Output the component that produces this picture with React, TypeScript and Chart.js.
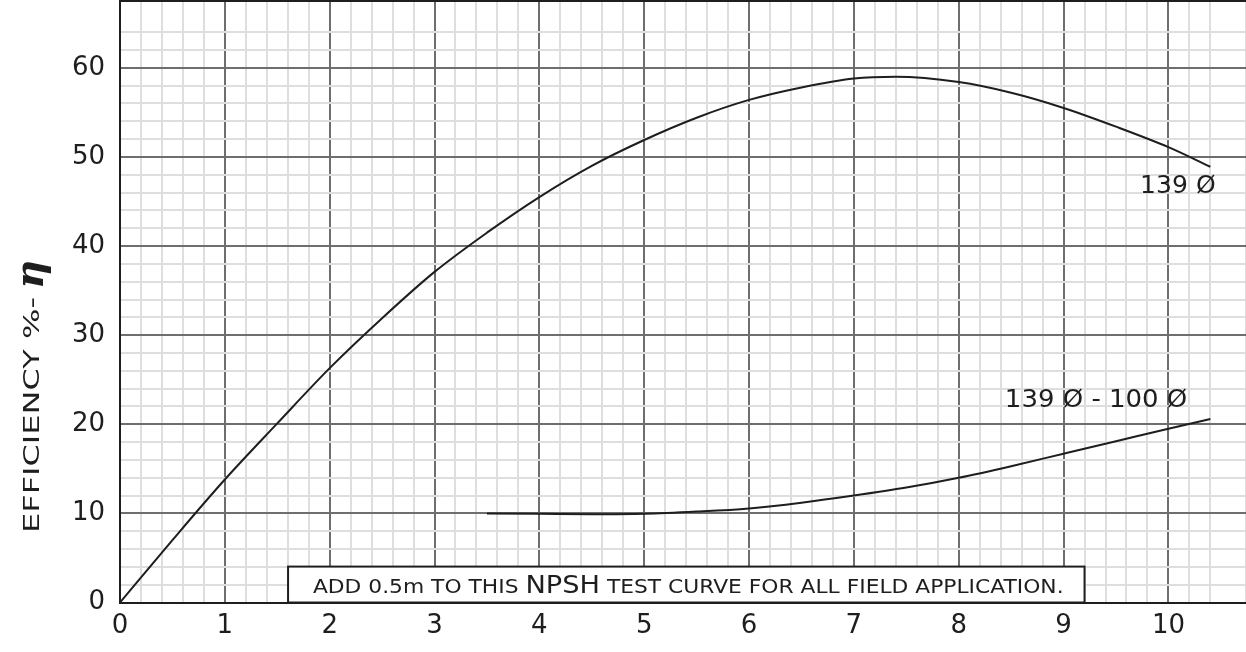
import React, { useEffect, useRef } from "react";
import { Chart, registerables } from "chart.js";

Chart.register(...registerables);

// ---- data ----
const FLOW_139 = [0, 0.5, 1, 1.5, 2, 2.5, 3, 3.5, 4, 4.5, 5, 5.5, 6, 6.5, 7, 7.4, 8, 8.5, 9, 9.5, 10, 10.4];
const EFF_139 = [0, 7.0, 13.8, 20.1, 26.3, 31.9, 37.1, 41.5, 45.5, 49.0, 51.9, 54.4, 56.4, 57.8, 58.8, 59.0, 58.4, 57.2, 55.5, 53.4, 51.1, 48.9];
const FLOW_DIFF = [3.5, 4, 4.5, 5, 5.5, 6, 6.5, 7, 7.5, 8, 8.5, 9, 9.5, 10, 10.4];
const EFF_DIFF = [10.0, 9.95, 9.9, 9.95, 10.2, 10.56, 11.2, 12.0, 12.9, 14.0, 15.3, 16.7, 18.1, 19.5, 20.6];
const X_TICK_LABELS = ["0", "1", "2", "3", "4", "5", "6", "7", "8", "9", "10"];
const Y_TICK_LABELS = ["0", "10", "20", "30", "40", "50", "60"];
const CURVE_LABELS = ["139 Ø", "139 Ø - 100 Ø"];
const Y_TITLE = "EFFICIENCY %- ";
const NOTE_PARTS = ["ADD 0.5m TO THIS ", "NPSH", " TEST CURVE FOR ALL FIELD APPLICATION."];

const X_MAX = 10.74;
const Y_MAX = 67.5;
const FONT = "'DejaVu Sans', 'Liberation Sans', Arial, sans-serif";
const INK = "#1e1e1e";

const isMultiple = (v: number, m: number) => Math.abs(v / m - Math.round(v / m)) < 1e-6;

// draws text stretched horizontally to a given width
function fitText(ctx: CanvasRenderingContext2D, text: string, x: number, y: number, width: number) {
  const w = ctx.measureText(text).width;
  const k = width / w;
  ctx.save();
  ctx.translate(x, y);
  ctx.scale(k, 1);
  ctx.fillText(text, 0, 0);
  ctx.restore();
}

const decorPlugin = {
  id: "decor",
  afterDatasetsDraw(chart: any) {
    const { ctx, chartArea, scales } = chart;
    const xs = scales.x;
    const ys = scales.y;
    ctx.save();
    // top border
    ctx.strokeStyle = INK;
    ctx.lineWidth = 2;
    ctx.beginPath();
    ctx.moveTo(chartArea.left, chartArea.top);
    ctx.lineTo(chartArea.right, chartArea.top);
    ctx.stroke();

    // curve labels
    ctx.fillStyle = INK;
    ctx.font = `25px ${FONT}`;
    ctx.textAlign = "left";
    ctx.textBaseline = "alphabetic";
    const l1x = xs.getPixelForValue(9.73);
    fitText(ctx, CURVE_LABELS[0], l1x, ys.getPixelForValue(46.0), xs.getPixelForValue(10.45) - l1x);
    const l2x = xs.getPixelForValue(8.44);
    fitText(ctx, CURVE_LABELS[1], l2x, ys.getPixelForValue(21.9), xs.getPixelForValue(10.18) - l2x);

    // note box
    const bx0 = xs.getPixelForValue(1.603);
    const bx1 = xs.getPixelForValue(9.2);
    const by0 = ys.getPixelForValue(4.03);
    const by1 = ys.getPixelForValue(0);
    ctx.fillStyle = "#ffffff";
    ctx.fillRect(bx0, by0, bx1 - bx0, by1 - by0);
    ctx.strokeStyle = INK;
    ctx.lineWidth = 2;
    ctx.strokeRect(bx0, by0, bx1 - bx0, by1 - by0);
    ctx.fillStyle = INK;
    const base = ys.getPixelForValue(1.06);
    const tx0 = xs.getPixelForValue(1.84);
    const tx1 = xs.getPixelForValue(9.0);
    ctx.font = `20px ${FONT}`;
    const a = ctx.measureText(NOTE_PARTS[0]).width;
    const c = ctx.measureText(NOTE_PARTS[2]).width;
    ctx.font = `25px ${FONT}`;
    const b = ctx.measureText(NOTE_PARTS[1]).width;
    const k = (tx1 - tx0) / (a + b + c);
    ctx.translate(tx0, base);
    ctx.scale(k, 1);
    ctx.font = `20px ${FONT}`;
    ctx.fillText(NOTE_PARTS[0], 0, 0);
    ctx.font = `25px ${FONT}`;
    ctx.fillText(NOTE_PARTS[1], a, 0);
    ctx.font = `20px ${FONT}`;
    ctx.fillText(NOTE_PARTS[2], a + b, 0);
    ctx.restore();

    // y-axis title (rotated)
    ctx.save();
    ctx.fillStyle = INK;
    ctx.translate(33, 533);
    ctx.rotate(-Math.PI / 2);
    ctx.textAlign = "left";
    ctx.textBaseline = "middle";
    ctx.font = `22px ${FONT}`;
    fitText(ctx, Y_TITLE.trim(), 0, 0, 236);
    ctx.font = `bold italic 40px 'DejaVu Serif', serif`;
    ctx.fillText("η", 244, 0);
    ctx.restore();
  },
};

export default function App() {
  const ref = useRef<HTMLCanvasElement | null>(null);

  useEffect(() => {
    if (!ref.current) return;
    const chart = new Chart(ref.current, {
      type: "line",
      data: {
        datasets: [
          {
            label: CURVE_LABELS[0],
            data: FLOW_139.map((x, i) => ({ x, y: EFF_139[i] })),
            borderColor: INK,
            borderWidth: 2,
            pointRadius: 0,
            cubicInterpolationMode: "monotone",
            fill: false,
          },
          {
            label: CURVE_LABELS[1],
            data: FLOW_DIFF.map((x, i) => ({ x, y: EFF_DIFF[i] })),
            borderColor: INK,
            borderWidth: 2,
            pointRadius: 0,
            cubicInterpolationMode: "monotone",
            fill: false,
          },
        ],
      },
      options: {
        responsive: false,
        animation: false,
        events: [],
        layout: { padding: { top: 1, right: 0, left: 0, bottom: 0 } },
        plugins: { legend: { display: false }, tooltip: { enabled: false }, title: { display: false } },
        scales: {
          x: {
            type: "linear",
            min: 0,
            max: X_MAX,
            afterFit: (s: any) => {
              s.height = 49.5;
              s.paddingLeft = 0;
              s.paddingRight = 0;
            },
            ticks: {
              stepSize: 0.2,
              autoSkip: false,
              maxRotation: 0,
              padding: 8,
              color: INK,
              font: { size: 26, family: FONT },
              callback: (v: any) => {
                const n = Number(v);
                if (!isMultiple(n, 1)) return "";
                return X_TICK_LABELS[Math.round(n)] ?? "";
              },
            },
            grid: {
              drawTicks: false,
              lineWidth: 2,
              color: (c: any) => {
                const v = c.tick ? c.tick.value : 0;
                return isMultiple(v, 1) ? "#6e6e6e" : "#dedede";
              },
            },
            border: { color: INK, width: 2 },
          },
          y: {
            type: "linear",
            min: 0,
            max: Y_MAX,
            afterFit: (s: any) => {
              s.width = 120;
              s.paddingTop = 0;
              s.paddingBottom = 0;
            },
            ticks: {
              stepSize: 2,
              autoSkip: false,
              padding: 15,
              color: INK,
              font: { size: 26, family: FONT },
              callback: (v: any) => {
                const n = Number(v);
                if (!isMultiple(n, 10)) return "";
                return Y_TICK_LABELS[Math.round(n / 10)] ?? "";
              },
            },
            grid: {
              drawTicks: false,
              lineWidth: 2,
              color: (c: any) => {
                const v = c.tick ? c.tick.value : 0;
                return isMultiple(v, 10) ? "#6e6e6e" : "#dedede";
              },
            },
            border: { color: INK, width: 2 },
          },
        },
      },
      plugins: [decorPlugin],
    });
    return () => chart.destroy();
  }, []);

  return (
    <div style={{ position: "fixed", left: 0, top: 0, width: 1246, height: 652, background: "#fff" }}>
      <canvas ref={ref} width={1246} height={652} style={{ display: "block" }} />
    </div>
  );
}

Written problem:
Reproduce the material above exactly, first line through the line that contains "ctx.stroke();", minus the pictures.

Response:
Output the component that produces this picture with React, TypeScript and Chart.js.
import React, { useEffect, useRef } from "react";
import { Chart, registerables } from "chart.js";

Chart.register(...registerables);

// ---- data ----
const FLOW_139 = [0, 0.5, 1, 1.5, 2, 2.5, 3, 3.5, 4, 4.5, 5, 5.5, 6, 6.5, 7, 7.4, 8, 8.5, 9, 9.5, 10, 10.4];
const EFF_139 = [0, 7.0, 13.8, 20.1, 26.3, 31.9, 37.1, 41.5, 45.5, 49.0, 51.9, 54.4, 56.4, 57.8, 58.8, 59.0, 58.4, 57.2, 55.5, 53.4, 51.1, 48.9];
const FLOW_DIFF = [3.5, 4, 4.5, 5, 5.5, 6, 6.5, 7, 7.5, 8, 8.5, 9, 9.5, 10, 10.4];
const EFF_DIFF = [10.0, 9.95, 9.9, 9.95, 10.2, 10.56, 11.2, 12.0, 12.9, 14.0, 15.3, 16.7, 18.1, 19.5, 20.6];
const X_TICK_LABELS = ["0", "1", "2", "3", "4", "5", "6", "7", "8", "9", "10"];
const Y_TICK_LABELS = ["0", "10", "20", "30", "40", "50", "60"];
const CURVE_LABELS = ["139 Ø", "139 Ø - 100 Ø"];
const Y_TITLE = "EFFICIENCY %- ";
const NOTE_PARTS = ["ADD 0.5m TO THIS ", "NPSH", " TEST CURVE FOR ALL FIELD APPLICATION."];

const X_MAX = 10.74;
const Y_MAX = 67.5;
const FONT = "'DejaVu Sans', 'Liberation Sans', Arial, sans-serif";
const INK = "#1e1e1e";

const isMultiple = (v: number, m: number) => Math.abs(v / m - Math.round(v / m)) < 1e-6;

// draws text stretched horizontally to a given width
function fitText(ctx: CanvasRenderingContext2D, text: string, x: number, y: number, width: number) {
  const w = ctx.measureText(text).width;
  const k = width / w;
  ctx.save();
  ctx.translate(x, y);
  ctx.scale(k, 1);
  ctx.fillText(text, 0, 0);
  ctx.restore();
}

const decorPlugin = {
  id: "decor",
  afterDatasetsDraw(chart: any) {
    const { ctx, chartArea, scales } = chart;
    const xs = scales.x;
    const ys = scales.y;
    ctx.save();
    // top border
    ctx.strokeStyle = INK;
    ctx.lineWidth = 2;
    ctx.beginPath();
    ctx.moveTo(chartArea.left, chartArea.top);
    ctx.lineTo(chartArea.right, chartArea.top);
    ctx.stroke();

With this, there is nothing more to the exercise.